Bind contracts to your governance. Your vape data retention policy should show up as a hard setting in the vendor console and as a clause in your contract. Your access model should be reflected in permission groups. If the tool cannot enforce your governance, consider switching tools before trust erodes.

When you should not deploy

There are cases where the right answer is to pause or walk away. If the primary motivation is to identify individuals rather than reduce exposure or damage, expect backlash and limited effectiveness. If your network team cannot segment or secure the devices, you risk expanding your attack surface with little upside. If a school community or workforce has not been briefed and engaged, the deployment will feel like surveillance introduced without consent. Finally, if vendor due diligence fails and you cannot get satisfactory answers about vape detector data handling, firmware security, or logging transparency, there is no hurry that justifies the risk.

A note on edge cases

Edge cases teach humility. Theater departments use haze for lighting rehearsals, and detectors will report those plumes. Chemistry labs can generate volatile compounds that mimic vaping signatures. Tech campuses host hackathons that run overnight with energy drinks and fog machines. Bathrooms near showers can sit at 70 percent humidity for hours.

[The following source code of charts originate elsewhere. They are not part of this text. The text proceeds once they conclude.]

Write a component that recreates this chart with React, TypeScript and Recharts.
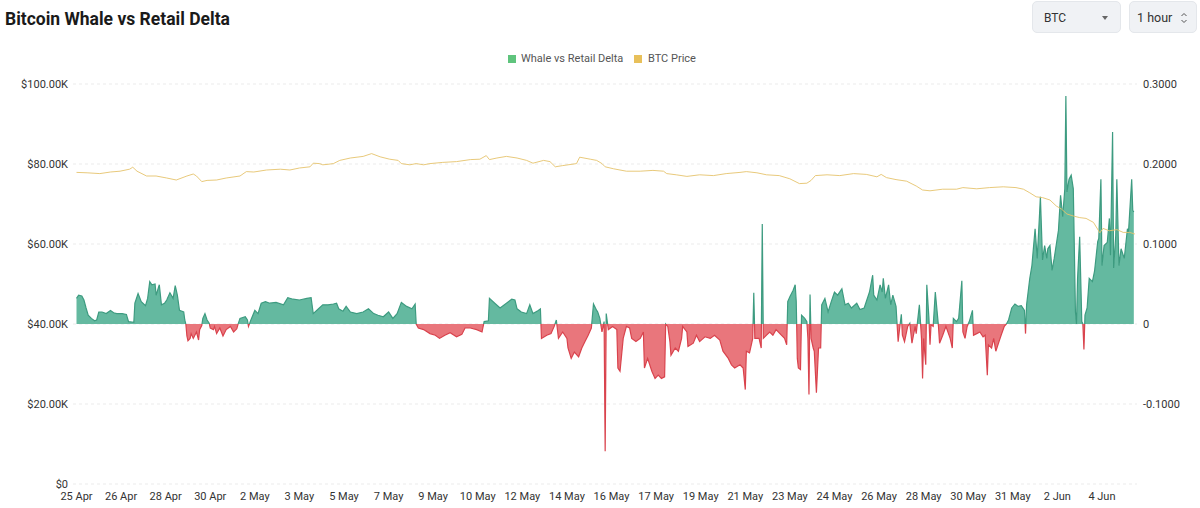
import React from 'react';
import { ComposedChart, Area, Line, XAxis, YAxis, CartesianGrid } from 'recharts';

// hours counted from 25 Apr 00:00 (UTC)
const START = Date.UTC(2025, 3, 25);
const MONTHS = ['Jan', 'Feb', 'Mar', 'Apr', 'May', 'Jun', 'Jul', 'Aug', 'Sep', 'Oct', 'Nov', 'Dec'];

const xTicks = [0, 42, 84, 126, 168, 210, 252, 294, 336, 378, 420, 462, 504, 546, 588, 630, 672, 714, 756, 798, 840, 882, 924, 966];
const priceTicks = [0, 20, 40, 60, 80, 100];
const deltaTicks = [-0.1, 0, 0.1, 0.2, 0.3];

// BTC price, in $K
const priceHours = [
  0, 10, 22, 32, 41, 50, 53, 57, 66, 75, 85, 94, 104, 110, 113, 118, 123, 132, 141, 154,
  160, 167, 179, 192, 201, 210, 220, 223, 229, 232, 236, 242, 248, 258, 270, 278, 286, 295, 303, 306,
  314, 320, 327, 333, 345, 358, 371, 380, 386, 389, 396, 405, 415, 424, 430, 440, 446, 451, 458, 471,
  474, 484, 490, 495, 498, 506, 518, 531, 543, 553, 556, 565, 575, 587, 600, 612, 625, 631, 641, 650,
  662, 672, 681, 688, 692, 696, 707, 719, 732, 744, 754, 758, 763, 772, 782, 791, 797, 804, 816, 829,
  835, 848, 860, 873, 885, 892, 898, 904, 910, 917, 923, 928, 933, 939, 945, 951, 958, 964, 967, 973,
  980, 986, 992, 997,
];
const priceValues = [
  77.9, 77.8, 77.6, 78.0, 78.2, 78.7, 79.2, 78.2, 77.0, 77.0, 76.5, 76.0, 77.0, 77.5, 77.0, 75.6, 75.9, 76.0, 76.5, 77.0,
  78.1, 78.0, 78.5, 78.7, 78.5, 79.0, 79.3, 80.2, 80.1, 79.8, 79.9, 80.1, 80.9, 81.5, 81.9, 82.6, 81.8, 81.2, 80.9, 80.1,
  79.8, 80.1, 79.8, 80.1, 80.4, 80.6, 81.1, 81.2, 82.1, 81.1, 81.5, 81.9, 81.5, 80.9, 80.2, 80.9, 80.6, 79.3, 79.6, 80.1,
  81.7, 81.2, 80.9, 80.1, 79.3, 78.8, 78.2, 78.2, 78.4, 78.2, 77.6, 77.3, 76.9, 77.3, 77.1, 77.6, 77.9, 78.1, 77.8, 77.3,
  77.1, 76.3, 75.1, 75.2, 75.9, 77.1, 77.3, 77.1, 77.6, 77.4, 76.8, 77.4, 76.6, 76.1, 75.7, 74.5, 73.5, 73.3, 73.7, 73.7,
  74.1, 73.8, 74.1, 74.3, 74.1, 73.7, 72.8, 71.8, 71.6, 71.0, 69.5, 68.7, 67.5, 67.0, 66.6, 66.4, 65.4, 62.8, 63.9, 63.3,
  63.6, 62.9, 62.9, 62.5,
];

// Whale vs Retail Delta
const deltaHours = [
  0, 2, 5, 7, 9, 11, 14, 17, 19, 21,
  24, 28, 32, 35, 38, 43, 47, 49, 54, 55,
  58, 61, 65, 67, 69, 71, 74, 75, 78, 80,
  83, 85, 88, 91, 93, 95, 97, 101, 102, 103,
  104, 105, 107, 108, 110, 113, 115, 116, 118, 119,
  121, 123, 125, 126, 129, 130, 132, 135, 138, 141,
  145, 148, 151, 152, 154, 159, 161, 162, 164, 168,
  171, 174, 178, 182, 188, 195, 199, 204, 210, 217,
  221, 223, 228, 232, 237, 242, 245, 247, 251, 254,
  258, 264, 270, 275, 280, 284, 289, 294, 298, 302,
  306, 311, 316, 319, 320, 322, 327, 333, 338, 342,
  347, 352, 358, 363, 366, 371, 377, 382, 384, 388,
  389, 394, 399, 405, 410, 413, 415, 419, 424, 427,
  430, 435, 437, 438, 443, 447, 450, 452, 454, 458,
  462, 463, 466, 469, 473, 476, 479, 482, 485, 487,
  490, 491, 493, 495, 497, 498, 499, 501, 505, 509,
  510, 512, 515, 518, 521, 523, 527, 531, 534, 535,
  538, 542, 545, 548, 551, 554, 555, 557, 559, 560,
  564, 567, 570, 571, 575, 576, 581, 584, 587, 592,
  597, 601, 606, 609, 614, 617, 620, 625, 628, 630,
  631, 634, 637, 638, 639, 643, 645, 646, 647, 650,
  653, 656, 659, 664, 667, 669, 670, 672, 675, 677,
  678, 679, 680, 682, 683, 686, 688, 689, 690, 691,
  692, 694, 695, 697, 699, 701, 702, 705, 708, 711,
  714, 717, 721, 724, 727, 730, 735, 738, 742, 747,
  750, 751, 754, 757, 759, 760, 762, 765, 767, 769,
  772, 773, 774, 775, 777, 778, 780, 783, 785, 787,
  790, 791, 794, 796, 797, 798, 800, 801, 803, 804,
  805, 807, 809, 812, 813, 816, 819, 823, 825, 826,
  829, 831, 834, 835, 837, 839, 841, 844, 845, 848,
  851, 854, 856, 858, 859, 862, 864, 866, 869, 871,
  874, 876, 878, 881, 884, 887, 890, 893, 894, 895,
  898, 900, 903, 905, 907, 908, 910, 912, 914, 915,
  917, 919, 921, 925, 927, 929, 931, 932, 933, 935,
  937, 939, 941, 942, 943, 945, 947, 948, 949, 950,
  952, 954, 957, 959, 962, 963, 965, 966, 968, 971,
  973, 974, 976, 977, 979, 980, 982, 984, 987, 990,
  991, 994, 995, 996,
];
const deltaValues = [
  0.032, 0.036, 0.035, 0.030, 0.020, 0.011, 0.007, 0.004, 0.005, 0.015,
  0.015, 0.013, 0.017, 0.014, 0.013, 0.013, 0.012, 0.003, 0.002, 0.026,
  0.038, 0.028, 0.023, 0.032, 0.053, 0.049, 0.050, 0.036, 0.049, 0.024,
  0.026, 0.030, 0.039, 0.032, 0.048, 0.036, 0.017, 0.015, 0.005, 0,
  -0.015, -0.021, -0.018, -0.012, -0.018, -0.010, -0.020, -0.007, -0.002, 0.007,
  0.013, 0.005, 0.001, -0.005, -0.007, -0.003, -0.012, -0.005, -0.015, -0.007,
  -0.003, -0.010, -0.006, -0.001, 0.007, 0.009, 0.005, -0.003, 0.004, 0.017,
  0.013, 0.026, 0.028, 0.026, 0.027, 0.024, 0.033, 0.031, 0.030, 0.032,
  0.033, 0.013, 0.019, 0.024, 0.024, 0.025, 0.026, 0.019, 0.016, 0.022,
  0.015, 0.013, 0.015, 0.019, 0.013, 0.011, 0.009, 0.015, 0.007, 0.013,
  0.027, 0.022, 0.019, 0.025, 0, -0.005, -0.007, -0.012, -0.014, -0.018,
  -0.014, -0.011, -0.016, -0.013, -0.005, -0.005, -0.007, -0.010, 0.003, 0.004,
  0.032, 0.026, 0.020, 0.026, 0.031, 0.030, 0.019, 0.015, 0.013, 0.024,
  0.013, 0.017, 0.019, -0.018, -0.014, -0.012, -0.003, 0.005, -0.018, -0.010,
  -0.018, -0.030, -0.043, -0.035, -0.041, -0.030, -0.022, -0.014, -0.005, 0.025,
  0.017, 0.015, 0.007, -0.010, 0.003, -0.159, 0.013, -0.007, -0.003, -0.007,
  -0.055, -0.059, -0.018, -0.003, -0.005, -0.018, -0.022, -0.018, -0.010, -0.055,
  -0.043, -0.059, -0.068, -0.064, -0.068, -0.066, 0, -0.003, -0.022, -0.039,
  -0.030, -0.034, -0.018, -0.003, -0.010, -0.028, -0.024, -0.014, -0.022, -0.016,
  -0.018, -0.014, -0.020, -0.034, -0.043, -0.051, -0.055, -0.051, -0.055, -0.082,
  -0.034, -0.036, -0.018, 0.039, -0.018, -0.018, -0.030, 0.125, -0.018, -0.014,
  -0.010, -0.014, -0.007, -0.014, -0.018, -0.026, 0.028, 0.034, 0.042, 0.049,
  0.028, -0.043, -0.055, -0.057, 0.011, 0.007, 0.003, -0.018, -0.088, 0.037,
  -0.018, -0.030, -0.034, -0.086, -0.030, -0.030, 0.024, 0.032, 0.015, 0.028,
  0.040, 0.036, 0.044, 0.024, 0.026, 0.020, 0.026, 0.018, 0.020, 0.040,
  0.061, 0.036, 0.030, 0.049, 0.040, 0.057, 0.032, 0.049, 0.024, 0.036,
  0.022, 0, -0.022, -0.010, 0.012, -0.014, -0.022, -0.003, 0.001, -0.024,
  -0.003, -0.012, 0.024, -0.018, -0.068, -0.018, -0.051, 0.049, 0.007, -0.026,
  -0.001, -0.003, 0.040, -0.003, -0.024, -0.014, -0.003, -0.018, -0.030, 0.007,
  0.003, 0.007, 0.054, -0.010, -0.018, -0.003, 0.003, 0.017, -0.014, -0.012,
  -0.010, -0.016, -0.014, -0.064, -0.026, -0.030, -0.018, -0.034, -0.022, -0.014,
  -0.003, 0, 0.005, 0.020, 0.025, 0.022, 0.023, 0.017, -0.012, 0.024,
  0.057, 0.073, 0.119, 0.082, 0.132, 0.159, 0.080, 0.098, 0.082, 0.094,
  0.098, 0.067, 0.082, 0.117, 0.161, 0.134, 0.169, 0.285, 0.165, 0.181,
  0.186, 0.169, 0.015, 0, 0.057, 0.109, 0.003, 0, -0.032, 0.011,
  0.020, 0.057, 0.053, 0.066, 0.103, 0.107, 0.181, 0.073, 0.098, 0.102,
  0.132, 0.086, 0.240, 0.070, 0.111, 0.181, 0.073, 0.094, 0.082, 0.119,
  0.115, 0.181, 0.142, 0.140,
];

type Row = { h: number; price?: number; delta?: number };

function buildRows(): Row[] {
  const byHour = new Map<number, Row>();
  priceHours.forEach((h, i) => {
    const row = byHour.get(h) ?? { h };
    row.price = priceValues[i];
    byHour.set(h, row);
  });
  deltaHours.forEach((h, i) => {
    const row = byHour.get(h) ?? { h };
    row.delta = deltaValues[i];
    byHour.set(h, row);
  });
  return Array.from(byHour.values()).sort((a, b) => a.h - b.h);
}

const rows = buildRows();

const formatDay = (h: number) => {
  const d = new Date(START + h * 3600 * 1000);
  return `${d.getUTCDate()} ${MONTHS[d.getUTCMonth()]}`;
};
const formatPrice = (v: number) => (v === 0 ? '$0' : `$${v.toFixed(2)}K`);
const formatDelta = (v: number) => (v === 0 ? '0' : v.toFixed(4));

const PLOT_TOP = 84;
const PLOT_BOTTOM = 484;
const tickStyle = { fontSize: 11, fill: '#333', fontFamily: 'Roboto' };

export default function App() {
  return (
    <div style={{ position: 'absolute', left: 0, top: 0, width: 1200, height: 508, background: '#fff', fontFamily: 'Roboto' }}>
      <div style={{ position: 'absolute', left: 5, top: 9, fontSize: 17.5, lineHeight: '20px', fontWeight: 700, color: '#1a1a1a', whiteSpace: 'nowrap' }}>
        Bitcoin Whale vs Retail Delta
      </div>

      <div style={{ position: 'absolute', left: 1032, top: 1, width: 89, height: 32, boxSizing: 'border-box', borderRadius: 5, background: '#f0f2f5', border: '1px solid #e4e7eb' }}>
        <span style={{ position: 'absolute', left: 11, top: 8, fontSize: 12, lineHeight: '16px', color: '#333' }}>BTC</span>
        <span style={{ position: 'absolute', left: 69, top: 14, width: 0, height: 0, borderLeft: '3.5px solid transparent', borderRight: '3.5px solid transparent', borderTop: '4px solid #666' }} />
      </div>
      <div style={{ position: 'absolute', left: 1129, top: 1, width: 68, height: 32, boxSizing: 'border-box', borderRadius: 5, background: '#f0f2f5', border: '1px solid #e4e7eb' }}>
        <span style={{ position: 'absolute', left: 7, top: 7.5, fontSize: 12.5, lineHeight: '16px', color: '#333' }}>1 hour</span>
        <svg style={{ position: 'absolute', left: 50, top: 9 }} width={8} height={14} viewBox="0 0 8 14">
          <path d="M1.5 5 L4 2.5 L6.5 5" fill="none" stroke="#555" strokeWidth={1} />
          <path d="M1.5 9 L4 11.5 L6.5 9" fill="none" stroke="#555" strokeWidth={1} />
        </svg>
      </div>

      <div style={{ position: 'absolute', left: 508, top: 52, display: 'flex', alignItems: 'center', fontSize: 11, lineHeight: '13px', color: '#555' }}>
        <span style={{ width: 8, height: 8, background: '#5fc47d', marginRight: 5 }} />
        <span>Whale vs Retail Delta</span>
      </div>
      <div style={{ position: 'absolute', left: 634, top: 52, display: 'flex', alignItems: 'center', fontSize: 11, lineHeight: '13px', color: '#555' }}>
        <span style={{ width: 8, height: 8, background: '#e8c05a', marginRight: 6 }} />
        <span>BTC Price</span>
      </div>

      <ComposedChart
        width={1200}
        height={508}
        data={rows}
        margin={{ top: PLOT_TOP, right: 0, bottom: 0, left: 0 }}
        style={{ position: 'absolute', left: 0, top: 0 }}
      >
        <defs>
          <linearGradient id="deltaFill" gradientUnits="userSpaceOnUse" x1="0" y1={PLOT_TOP} x2="0" y2={PLOT_BOTTOM}>
            <stop offset="0.6" stopColor="#64b9a0" />
            <stop offset="0.6" stopColor="#e9767c" />
          </linearGradient>
          <linearGradient id="deltaStroke" gradientUnits="userSpaceOnUse" x1="0" y1={PLOT_TOP} x2="0" y2={PLOT_BOTTOM}>
            <stop offset="0.6" stopColor="#3d9b80" />
            <stop offset="0.6" stopColor="#d9434d" />
          </linearGradient>
        </defs>
        <CartesianGrid yAxisId="price" vertical={false} strokeDasharray="3 3" stroke="#ebebeb" />
        <XAxis
          dataKey="h"
          type="number"
          domain={[-3.3, 999]}
          ticks={xTicks}
          interval={0}
          tickFormatter={formatDay}
          axisLine={false}
          tickLine={false}
          height={24}
          tick={tickStyle}
        />
        <YAxis
          yAxisId="price"
          domain={[0, 100]}
          ticks={priceTicks}
          tickFormatter={formatPrice}
          axisLine={false}
          tickLine={false}
          tickSize={3}
          tickMargin={2}
          width={73}
          tick={tickStyle}
        />
        <YAxis
          yAxisId="delta"
          orientation="right"
          domain={[-0.2, 0.3]}
          ticks={deltaTicks}
          tickFormatter={formatDelta}
          axisLine={false}
          tickLine={false}
          tickSize={4}
          tickMargin={2}
          width={63}
          tick={tickStyle}
        />
        <Area
          yAxisId="delta"
          dataKey="delta"
          name="Whale vs Retail Delta"
          type="linear"
          baseValue={0}
          stroke="url(#deltaStroke)"
          strokeWidth={1.2}
          fill="url(#deltaFill)"
          fillOpacity={1}
          connectNulls
          dot={false}
          activeDot={false}
          isAnimationActive={false}
        />
        <Line
          yAxisId="price"
          dataKey="price"
          name="BTC Price"
          type="linear"
          stroke="#e6c36d"
          strokeWidth={1}
          strokeOpacity={0.9}
          connectNulls
          dot={false}
          activeDot={false}
          isAnimationActive={false}
        />
      </ComposedChart>
    </div>
  );
}
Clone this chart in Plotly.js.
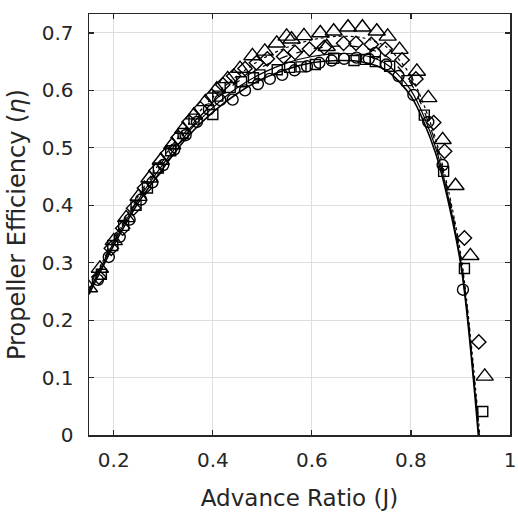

Embrace exceptions with configuration and policy. Disable detection temporarily in areas with planned haze. Place detectors outside lab doors rather than inside. In athletic facilities, pick devices with better humidity compensation and log calibration changes. Most vendors allow per-device profiles. Use them, name them clearly, and record the dates of changes so your reports have context.

Measuring what matters

Success is not zero alerts. That often means sensors are off, broken, or ignored. Watch for trends: a downward slope in repeated alerts from the same location after targeted interventions, stable device health, and fewer custodial reports of residue or damage. In workplaces, track fewer policy reminders and better air quality scores in problem areas.

Share outcomes sparingly and thoughtfully. A monthly summary to leadership with anonymized counts by building and notes on ventilation fixes or policy tweaks keeps attention on the system as an operational tool, not a disciplinary engine. In schools, consider sharing with student councils so they feel part of the solution.

The throughline: trust by design

Vape detection can be done with respect for people’s privacy and autonomy. It takes clear policies, deliberate placement, careful network design, and disciplined data practices. It benefits from honest communication, sensible signage, and a bias toward anonymized reporting. It requires steady vendor due diligence and a readiness to change course if the facts do not support a safe, secure, and privacy-preserving deployment.

If you are about to begin, draft the governance first. Model the data. Bring IT, facilities, legal, and community stakeholders into the room. Write down what you will not do. Use technology to enforce those boundaries. Then, and only then, turn on the sensors.